Mass yield, isotopic yield and kinetic energy distributions for heavy masses in thermal neutron induced fission

A. Bail1, O. Serot1, H. Faust2, U. Koester2, T. Materna2, I. AlMahamid3 and T.E. Kuzmina4

1  CEA Cadarache, DEN/DER/SPRC/LEPh, 13108 Saint-Paul-lez-Durance, France
2  Institut Laue-Langevin, 38042 Grenoble, France
3  Wadsworth Center, New-York State Department of Health, Albany NY 12201, USA
4  V.G. Khlopin Radium Institute, 194021 Saint Petersburg, Russia

bail@ill.fr

Published online: 21 May 2008

Abstract
A more accurate knowledge of heavy fission product yields is needed to improve our understanding of the fission process and to increase the efficiency in nuclear reactor operation. High resolution measurements of fission observables can be done with the recoil mass spectrometer Lohengrin at the Institut Laue-Langevin in Grenoble, France, which was designed to measure fission fragment characteristics from neutron induced fission. The mass separator is situated at the research reactor of the institute and permits the placement of an actinide layer in a high thermal neutron flux. It separates fragments according to atomic mass, kinetic energy and ionic charge state by the action of magnetic and electric fields, and allows to determine these distributions, isotopic yields, and the fragment gamma-decay characteristics.
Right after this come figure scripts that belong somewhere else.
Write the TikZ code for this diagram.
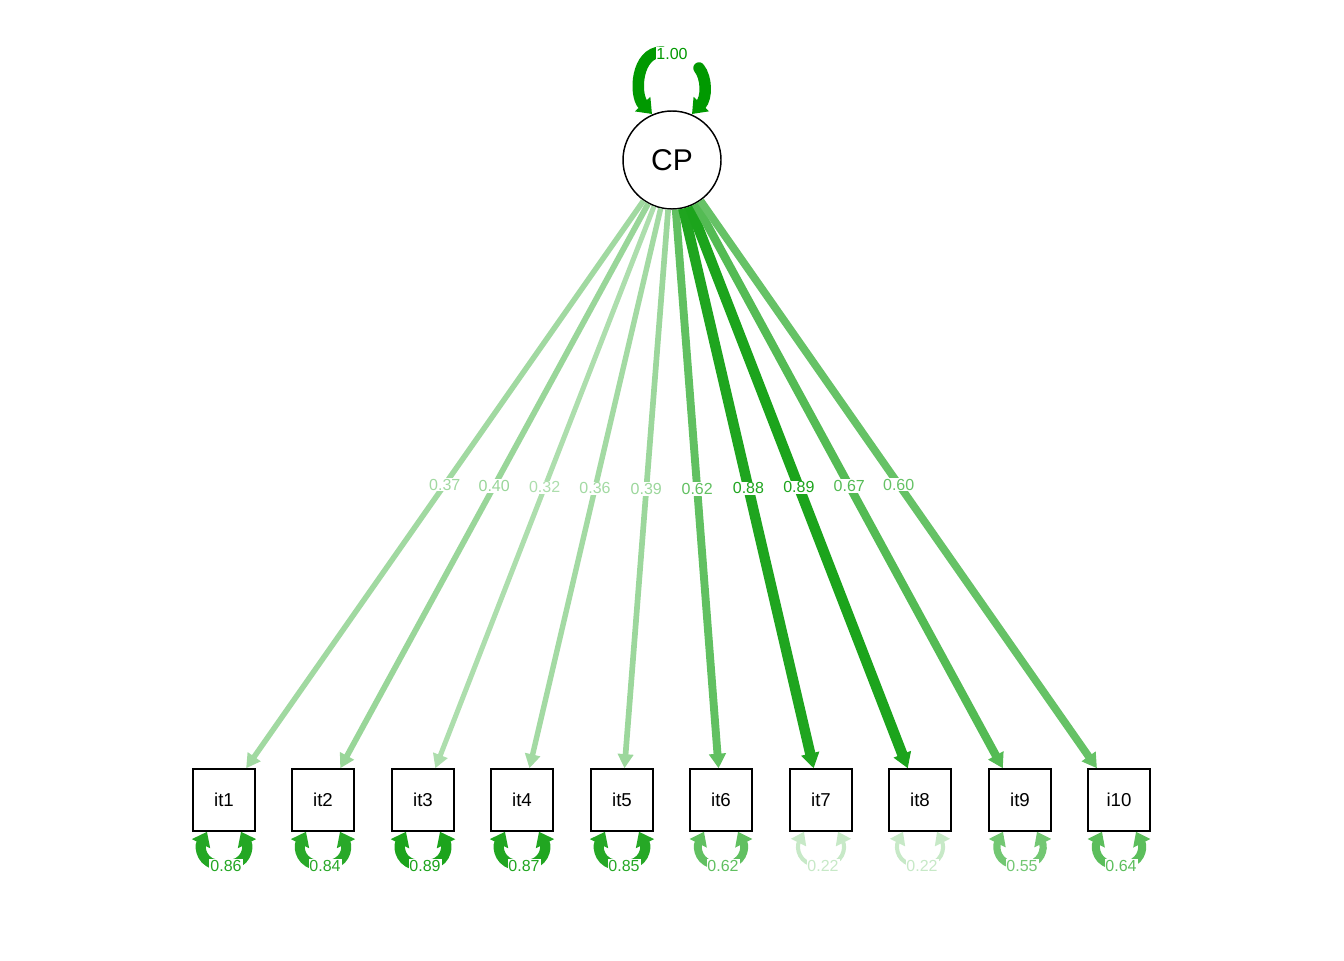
\documentclass[tikz,border=0pt]{standalone}
\usepackage{fontspec}
\setmainfont{Liberation Sans}
\usetikzlibrary{arrows.meta}
\definecolor{pg}{RGB}{0,153,0}
\tikzset{
  lat/.style={circle, draw, line width=1.1pt, minimum size=73.5pt, inner sep=0pt,
    font=\fontsize{22.5}{27}\selectfont},
  man/.style={rectangle, draw, line width=1.1pt, minimum size=46.5pt, inner sep=0pt,
    font=\fontsize{14}{17}\selectfont},
  elab/.style={fill=white, inner sep=0.7pt, text=pg!#1,
    font=\fontsize{12}{14}\selectfont},
  wt/.style={draw=pg!#1, line width=1.5pt+0.07125pt*#1},
  load/.style={wt=#1, -{Triangle[length=9.75pt 0.2, width=9pt 0.55]}},
  half/.style={wt=#1, line cap=round, -{Triangle[length=8.5pt 0.2, width=10.5pt 0.55]}},
}
\begin{document}
\begin{tikzpicture}[x=0.75pt, y=-0.75pt]
\useasboundingbox (0,0) rectangle (1344,960);

% latent factor
\node[lat] (CP) at (672,160) {CP};

% indicators
\foreach \n/\x in {it1/224, it2/323, it3/423, it4/522, it5/622,
                   it6/721, it7/821, it8/920, it9/1020, i10/1119}
  \node[man] (\n) at (\x,800) {\n};

% factor loadings
\foreach \n/\w/\v in {it1/37/0.37, it2/40/0.40, it3/32/0.32, it4/36/0.36, it5/39/0.39,
                      it6/62/0.62, it7/88/0.88, it8/89/0.89, it9/67/0.67, i10/60/0.60}
  \draw[load=\w] (CP) -- node[elab=\w] {\v} (\n);

% factor variance
\draw[half=100] ([shift={(-10,-108)}]CP.center)
  .. controls ([shift={(-36,-108)}]CP.center) and ([shift={(-38,-65)}]CP.center)
  .. ([shift={(-20,-46)}]CP.center);
\draw[half=100] ([shift={(27,-92)}]CP.center)
  .. controls ([shift={(35,-82)}]CP.center) and ([shift={(35,-62)}]CP.center)
  .. ([shift={(20,-46)}]CP.center);
\node[elab=100] (vCP) at ([shift={(0,-106)}]CP.center) {1.00};

% residual variances
\foreach \n/\w/\v in {it1/86/0.86, it2/84/0.84, it3/89/0.89, it4/87/0.87, it5/85/0.85,
                      it6/62/0.62, it7/22/0.22, it8/22/0.22, it9/55/0.55, i10/64/0.64}{
  \draw[half=\w] ([shift={(-4,33)}]\n.south)
    .. controls ([shift={(-22,33)}]\n.south) and ([shift={(-25,16)}]\n.south)
    .. ([shift={(-17,0)}]\n.south);
  \draw[half=\w] ([shift={(4,33)}]\n.south)
    .. controls ([shift={(22,33)}]\n.south) and ([shift={(25,16)}]\n.south)
    .. ([shift={(17,0)}]\n.south);
  \node[elab=\w] (r\n) at ([shift={(2,34)}]\n.south) {\v};
}
\end{tikzpicture}
\end{document}
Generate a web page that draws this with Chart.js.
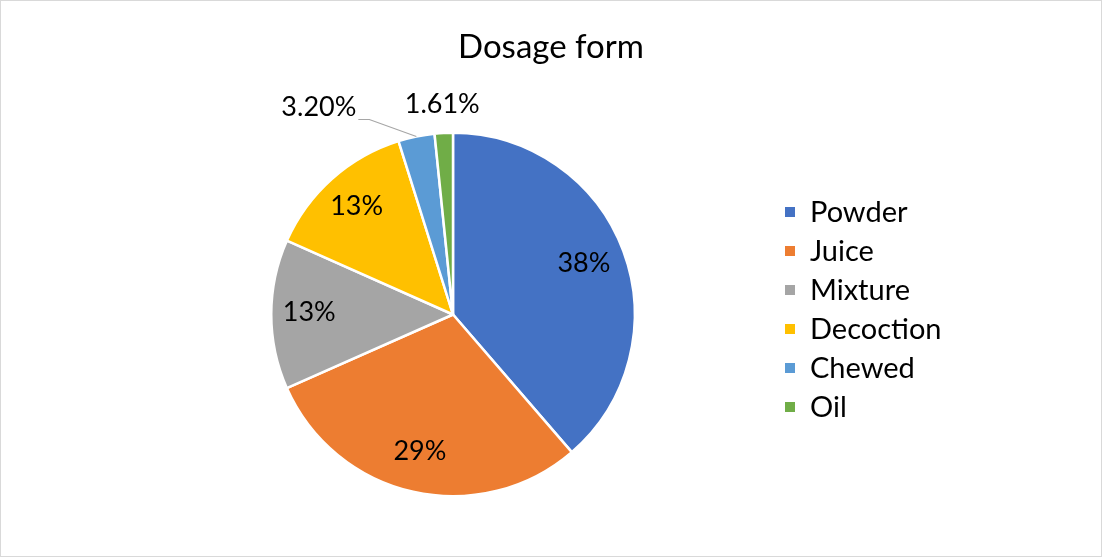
<!DOCTYPE html>
<html>
<head>
<meta charset="utf-8">
<script src="https://cdn.jsdelivr.net/npm/chart.js@4.4.1/dist/chart.umd.min.js"></script>
<style>
  html, body { margin: 0; padding: 0; background: #fff; }
  #wrap { position: relative; width: 1102px; height: 557px; box-sizing: border-box; border: 1px solid #d9d9d9; }
  canvas { display: block; }
</style>
</head>
<body>
<div id="wrap"><canvas id="dosageChart" width="1100" height="555"></canvas></div>
<script>
  // chart data
  const categories = ["Powder", "Juice", "Mixture", "Decoction", "Chewed", "Oil"];
  const shares = [38.4, 29.5, 13.2, 13.4, 3.20, 1.61];
  const shareLabels = ["38%", "29%", "13%", "13%", "3.20%", "1.61%"];
  const sliceColors = ["#4472C4", "#ED7D31", "#A5A5A5", "#FFC000", "#5B9BD5", "#70AD47"];
  const chartTitle = "Dosage form";

  const FONT = "Lato, 'Open Sans', sans-serif";

  // title, labels and legend drawn by hand (Excel style)
  const excelLook = {
    id: "excelLook",
    afterDatasetsDraw(chart) {
      const ctx = chart.ctx;
      const meta = chart.getDatasetMeta(0);
      ctx.save();

      // title
      ctx.fillStyle = "#000";
      ctx.font = "33px " + FONT;
      ctx.textAlign = "center";
      ctx.textBaseline = "middle";
      ctx.fillText(chartTitle, 550, 46);

      // data labels
      ctx.font = "27px " + FONT;
      meta.data.forEach((arc, i) => {
        const p = arc.getProps(["x", "y", "startAngle", "endAngle", "outerRadius"], true);
        const mid = (p.startAngle + p.endAngle) / 2;
        const r = p.outerRadius;
        if (shares[i] < 2.5) {
          // small slice: label just above
          const lx = p.x + Math.cos(mid) * r * 1.16;
          const ly = p.y + Math.sin(mid) * r * 1.16;
          ctx.textAlign = "center";
          ctx.fillText(shareLabels[i], lx, ly);
        } else if (shares[i] < 5) {
          // label pulled out to the left with a leader line
          const ex = p.x + Math.cos(mid) * r;
          const ey = p.y + Math.sin(mid) * r;
          const kx = ex - 47, ky = ey - 17;
          ctx.strokeStyle = "#A6A6A6";
          ctx.lineWidth = 1.2;
          ctx.beginPath();
          ctx.moveTo(ex, ey);
          ctx.lineTo(kx, ky);
          ctx.lineTo(kx - 11, ky);
          ctx.stroke();
          ctx.textAlign = "right";
          ctx.fillText(shareLabels[i], kx - 13, ky - 12);
        } else {
          const lx = p.x + Math.cos(mid) * r * 0.78;
          const ly = p.y + Math.sin(mid) * r * 0.78;
          ctx.textAlign = "center";
          ctx.fillText(shareLabels[i], lx - 2, ly - 2);
        }
      });

      // legend
      ctx.font = "29px " + FONT;
      ctx.textAlign = "left";
      categories.forEach((name, i) => {
        const y = 211 + i * 39;
        ctx.fillStyle = sliceColors[i];
        ctx.fillRect(784, y - 5, 10, 10);
        ctx.fillStyle = "#000";
        ctx.fillText(name, 809, y + 1);
      });
      ctx.restore();
    }
  };

  const ctx = document.getElementById("dosageChart").getContext("2d");
  new Chart(ctx, {
    type: "pie",
    data: {
      labels: categories,
      datasets: [{
        data: shares,
        backgroundColor: sliceColors,
        borderColor: "#ffffff",
        borderWidth: 2.5,
      }],
    },
    options: {
      responsive: false,
      animation: false,
      layout: { padding: { top: 130, bottom: 58, left: 269, right: 465 } },
      plugins: {
        legend: { display: false },
        title: { display: false },
        tooltip: { enabled: false },
      },
    },
    plugins: [excelLook],
  });
</script>
</body>
</html>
Almost all fissile isotopes rangings from Th to Cf have been investigated with Lohengrin, and in particular mass and nuclear charge distributions for light fission products have been determined. The experimental set-up used to investigate the mass yield and the fission fragment kinetic energy distributions in the heavy mass region, or in the light mass region, is done by coupling a high resolution ionization chamber to the spectrometer. For low mass fission products a double anode ionization chamber is used to determine furthermore isotopic yields within a mass line. For fission fragments of higher mass this separation is no longer possible, and gamma-spectrometry is used instead to identify the contributing nuclear charges. The experimental set-up is shortly described in the present paper, and we present preliminary results for measurements of thermal neutron induced fission in 235U(nth, f), 239Pu(nth, f) and 241Pu(nth, f).